Gillison and colleagues estimate that about 7% of adults in the U.S. are infected with oral HPV and that the most prevalent type of the virus associated with oral infection is HPV-16 -- the same sexually transmitted viral strain that causes a significant percentage of cervical cancers.

The study was published online today in the Journal of the American Medical Association to coincide with its presentation at the Multidisciplinary Head and Neck Cancer Symposium in Phoenix, Ariz.

“By 2020, there will be more HPV-positive oral cancers among men than cervical cancers among women in the U.S., and right now we don’t even have a way to screen for them,” Gillison says.

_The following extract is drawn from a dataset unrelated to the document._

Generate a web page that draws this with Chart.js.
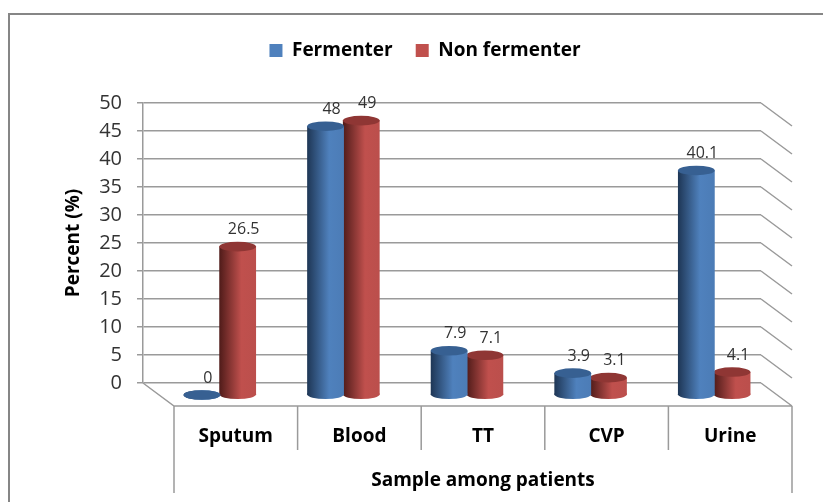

Less than a decade ago, tobacco and alcohol were believed to cause most oropharyngeal cancers -- a type of oral cancer that mostly affects the base of the tongue and the back of the mouth, including the tonsils -- that mostly strike older men who are heavy smokers and drinkers.

HPV infection is now known to cause a subset of the cancer that is increasingly diagnosed in the United States. The cancer is not closely related to tobacco and alcohol use and is most common among younger, white men.

Oral HPV Often Sexually Transmitted

In an effort to better understand oral HPV infection and how it impacts head and neck cancer risk, Gillison and colleagues analyzed mouth-rinse samples from a group of people between the ages of 14 to 69 who participated in a 2009-2010 national health survey.